We're living at a very dangerous time because there's so much hatred, so much violence in that international arena, but also even within our own nation. We have a culture of violence that frightens us at times, I think, devastates us with sense of sorrow and tragedy: the killings on our campuses, killings in our schools, the terrible violence that seems to be erupting everywhere.
This violence, this hatred, needs to be transformed, and the one way that it will be transformed is through this message of our God who is a God of love, who so loved the world that God sent Jesus, and Jesus so loved us that he pours forth his love upon us and upon our world. We must begin to imitate the way of Jesus, the way of love. Break down the barriers created by violence and hatred. Give up violence; give up hatred. Seek only love, compassion, to be like God.

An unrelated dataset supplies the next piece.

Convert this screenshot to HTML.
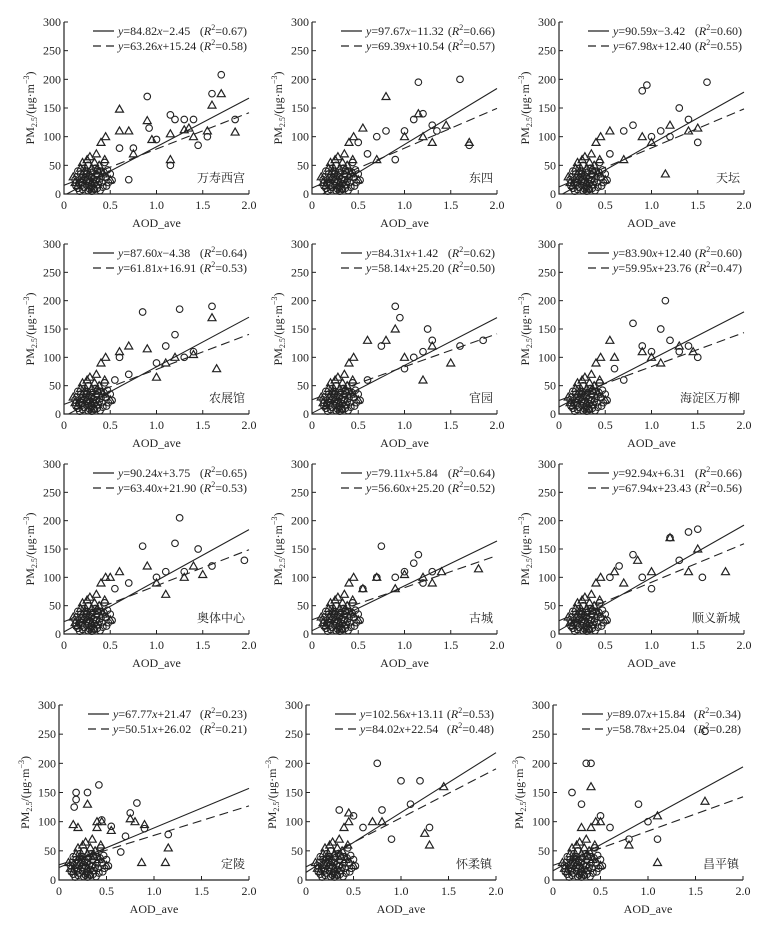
<!DOCTYPE html>
<html><head><meta charset="utf-8"><style>
body{margin:0;background:#fff}
svg text{font-family:"Liberation Serif","Noto Serif CJK SC",serif;fill:#222}
</style></head><body>
<svg id="fig" width="768" height="934" xmlns="http://www.w3.org/2000/svg"></svg>
<script>
const stations=["万寿西宫","东四","天坛","农展馆","官园","海淀区万柳","奥体中心","古城","顺义新城","定陵","怀柔镇","昌平镇"];
const slopes1=[84.82,97.67,90.59,87.60,84.31,83.90,90.24,79.11,92.94,67.77,102.56,89.07];
const icpt1=[-2.45,-11.32,-3.42,-4.38,1.42,12.40,3.75,5.84,6.31,21.47,13.11,15.84];
const r2a=["0.67","0.66","0.60","0.64","0.62","0.60","0.65","0.64","0.66","0.23","0.53","0.34"];
const slopes2=[63.26,69.39,67.98,61.81,58.14,59.95,63.40,56.60,67.94,50.51,84.02,58.78];
const icpt2=[15.24,10.54,12.40,16.91,25.20,23.76,21.90,25.20,23.43,26.02,22.54,25.04];
const r2b=["0.58","0.57","0.55","0.53","0.50","0.47","0.53","0.52","0.56","0.21","0.48","0.28"];
const xTicks=[0,0.5,1.0,1.5,2.0];
const yTicks=[0,50,100,150,200,250,300];
const base="0.15,10 0.2,20 0.25,15 0.3,30 0.35,25 0.4,40 0.18,35 0.22,45 0.28,8 0.33,18 0.38,22 0.42,12 0.45,30 0.12,25 0.17,5 0.26,50 0.31,38 0.36,10 0.48,20 0.5,35 0.23,28 0.29,12 0.34,45 0.4,28 0.2,8 0.44,55 0.15,40 0.27,33 0.16,18 0.19,28 0.21,12 0.24,22 0.26,6 0.3,14 0.32,26 0.35,34 0.37,16 0.39,6 0.41,20 0.43,38 0.46,14 0.52,24 0.14,30 0.13,14 0.24,36 0.28,24 0.33,8 0.36,42 0.2,16 0.3,5 0.25,40 0.47,42";
const circles=[
base+" 0.6,80 0.7,25 0.75,80 0.9,170 0.92,115 1.0,95 1.15,138 1.2,130 1.3,130 1.4,130 1.45,85 1.55,100 1.6,175 1.7,208 1.85,130 1.15,50",
base+" 0.6,70 0.7,100 0.8,110 0.9,60 1.0,110 1.1,130 1.15,195 1.2,140 1.3,120 1.35,110 1.6,200 1.7,85 0.5,90",
base+" 0.55,70 0.7,110 0.8,120 0.9,180 0.95,190 1.0,100 1.1,110 1.2,100 1.3,150 1.4,130 1.5,90 1.6,195",
base+" 0.55,60 0.7,70 0.85,180 1.0,90 1.1,120 1.2,140 1.25,185 1.3,100 1.4,110 1.6,190 0.6,100",
base+" 0.6,60 0.75,120 0.9,190 0.95,170 1.0,80 1.1,100 1.2,110 1.25,150 1.3,130 1.6,120 1.85,130",
base+" 0.6,80 0.7,60 0.8,160 0.9,120 1.0,110 1.1,150 1.15,200 1.2,130 1.3,110 1.4,120 1.5,100",
base+" 0.55,80 0.7,90 0.85,155 1.0,100 1.1,110 1.2,160 1.25,205 1.3,110 1.45,150 1.6,120 1.95,130",
base+" 0.55,80 0.7,100 0.75,155 0.9,100 1.0,110 1.1,125 1.15,140 1.2,90 1.3,110",
base+" 0.55,100 0.65,120 0.8,140 0.9,100 1.0,80 1.2,170 1.3,130 1.4,180 1.5,185 1.55,100",
base+" 0.18,150 0.18,138 0.16,125 0.3,150 0.42,163 0.45,103 0.55,92 0.7,75 0.75,115 0.82,132 0.9,88 0.65,48 1.15,78",
base+" 0.5,110 0.6,90 0.75,200 0.8,120 1.0,170 1.1,130 1.2,170 1.3,90 0.9,70 0.35,120",
base+" 0.2,150 0.35,200 0.4,200 0.5,110 0.6,90 0.8,70 0.9,130 1.0,100 1.1,70 1.6,255 0.3,130"
];
const tbase="0.1,30 0.2,55 0.25,60 0.3,45 0.35,70 0.4,90 0.45,100 0.3,20 0.15,15 0.22,40 0.38,50 0.5,25 0.28,65 0.42,35 0.12,20 0.18,45 0.26,30 0.33,55 0.37,40 0.44,60 0.2,25 0.32,10";
const tris=[
tbase+" 0.6,148 0.6,110 0.7,110 0.75,70 0.9,128 0.95,95 1.15,105 1.15,60 1.3,112 1.35,115 1.4,100 1.55,110 1.6,155 1.7,175 1.85,108",
tbase+" 0.55,115 0.7,60 0.8,170 1.0,100 1.15,140 1.2,100 1.3,90 1.45,120 1.7,90",
tbase+" 0.55,110 0.7,60 0.9,100 1.0,90 1.15,35 1.2,120 1.4,110 1.5,115",
tbase+" 0.6,110 0.7,120 0.9,115 1.0,65 1.1,90 1.2,100 1.4,105 1.6,170 1.65,80",
tbase+" 0.6,130 0.8,130 0.9,150 1.0,100 1.2,60 1.3,120 1.5,90",
tbase+" 0.55,130 0.6,100 0.9,110 1.0,100 1.1,90 1.3,120 1.45,110",
tbase+" 0.5,100 0.6,110 0.9,120 1.0,90 1.1,70 1.3,100 1.4,120 1.5,105",
tbase+" 0.55,80 0.7,100 0.9,80 1.0,105 1.2,100 1.3,90 1.4,110 1.8,115",
tbase+" 0.6,110 0.7,90 0.85,130 1.0,110 1.2,170 1.4,110 1.5,150 1.8,110",
tbase+" 0.15,95 0.2,90 0.3,130 0.4,100 0.55,85 0.75,105 0.8,100 0.9,95 0.87,30 1.12,30 1.15,55",
tbase+" 0.45,115 0.7,100 0.8,100 1.25,80 1.3,60 1.45,160",
tbase+" 0.3,90 0.4,160 0.5,100 0.8,60 1.1,30 1.1,110 1.6,135"
];
const svg=document.getElementById('fig');
const NS="http://www.w3.org/2000/svg";
function mk(tag,attrs,parent){const e=document.createElementNS(NS,tag);for(const k in attrs)e.setAttribute(k,attrs[k]);(parent||svg).appendChild(e);return e;}
const colX=[[64,312,559],[64,312,559],[64,312,559],[59,306,553]];
const rowB=[194,414,634,880];
const rowH=[172,170,170,175];
const rowW=[185,185,185,190];
for(let i=0;i<12;i++){
 const r=Math.floor(i/3),c=i%3;
 const x0=colX[r][c],y0=rowB[r],W=rowW[r],H=rowH[r];
 const sx=v=>x0+v/2*W, sy=v=>y0-v/300*H;
 const g=mk('g',{});
 
 
 const ax=mk('path',{d:`M${x0},${y0-H}V${y0}H${x0+W}`,stroke:'#222','stroke-width':1.2,fill:'none'},g);
 
 
 xTicks.forEach(t=>{mk('line',{x1:sx(t),x2:sx(t),y1:y0,y2:y0-4,stroke:'#222'},g);
  const tx=mk('text',{x:sx(t),y:y0+15,'text-anchor':'middle','font-size':12},g);tx.textContent=t===0?'0':t.toFixed(1);
  
  });
 yTicks.forEach(t=>{mk('line',{x1:x0,x2:x0+4,y1:sy(t),y2:sy(t),stroke:'#222'},g);
  const ty=mk('text',{x:x0-3,y:sy(t)+4,'text-anchor':'end','font-size':12},g);ty.textContent=t;
  
  });
 const xl=mk('text',{x:x0+W/2,y:y0+33,'text-anchor':'middle','font-size':12},g);xl.textContent='AOD_ave';
 
 
 const yl=mk('text',{transform:`translate(${x0-30},${y0-H/2}) rotate(-90)`,'text-anchor':'middle','font-size':12},g);
 yl.innerHTML='PM<tspan font-size="8" dy="3">2.5</tspan><tspan dy="-3">/(μg·m</tspan><tspan font-size="8" dy="-5">−3</tspan><tspan dy="5">)</tspan>';
 
 
 const st=mk('text',{x:x0+W-4,y:y0-12,'text-anchor':'end','font-size':12},g);st.textContent=stations[i];
 
 
 circles[i].split(' ').forEach(p=>{const [a,b]=p.split(',').map(Number);
  const e=mk('circle',{cx:sx(a),cy:sy(b),r:3.3,fill:'none',stroke:'#222','stroke-width':1.1},g);
  
  });
 tris[i].split(' ').forEach(p=>{const [a,b]=p.split(',').map(Number);const X=sx(a),Y=sy(b);
  const e=mk('path',{d:`M${X},${Y-4}L${X+4},${Y+3}L${X-4},${Y+3}Z`,fill:'none',stroke:'#222','stroke-width':1.2},g);
  
  });
 [[slopes1[i],icpt1[i],''],[slopes2[i],icpt2[i],'9,5']].forEach((L,k)=>{
  const xs=Math.max(0,-L[1]/L[0]);
  const e=mk('line',{x1:sx(xs),y1:sy(L[0]*xs+L[1]),x2:sx(2),y2:sy(L[0]*2+L[1]),stroke:'#222','stroke-width':1.1,'stroke-dasharray':L[2]},g);
  
  });
 [[slopes1[i],icpt1[i],r2a[i],''],[slopes2[i],icpt2[i],r2b[i],'8,5']].forEach((L,k)=>{
  const ly=y0-H+9+k*15;
  mk('line',{x1:x0+29,x2:x0+50,y1:ly,y2:ly,stroke:'#222','stroke-width':1.3,'stroke-dasharray':L[3]},g);
  const t=mk('text',{x:x0+54,y:ly+4,'font-size':12},g);
  const sgn=L[1]<0?'−':'+';
  t.innerHTML=`<tspan font-style="italic">y</tspan>=${L[0].toFixed(2)}<tspan font-style="italic">x</tspan>${sgn}${Math.abs(L[1]).toFixed(2)}`;
  
  
  const t2=mk('text',{x:x0+W-2,y:ly+4,'font-size':12,'text-anchor':'end'},g);
  t2.innerHTML=`(<tspan font-style="italic">R</tspan><tspan font-size="8" dy="-5">2</tspan><tspan dy="5">=${L[2]})</tspan>`;
  
  
 });
}
</script>
</body></html>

That is how we will transform our world, each of us. Let's begin to look deeply into my heart, into my spirit, to discover the God of love deep within my heart, and in every relationship that I have within my family, within my community, within my nation. As part of a community of nations, I must work to bring that transforming power of love into every part of my life.
That's what it means to be devoted to this God who is one God in three persons, this God who is love. Where there is love, there is God. As we do try to change our lives -- to be the generous, compassionate, merciful person that God calls us to be, an imitation of Jesus -- we will find that we will experience what St. Paul writes in our second lesson today to the church at Corinth: "Finally, brothers and sisters" -- this is the end of his letter -- "be joyful.
"Strive to be perfect. Have courage. Be of one mind. Live in peace. And the God of love, the God of peace, will be with you. And so the grace of Christ Jesus the Lord, the love of God and the fellowship of the Holy Spirit, may this grace be with you all." We will experience that deeply as we try to live this way of our God, who is love.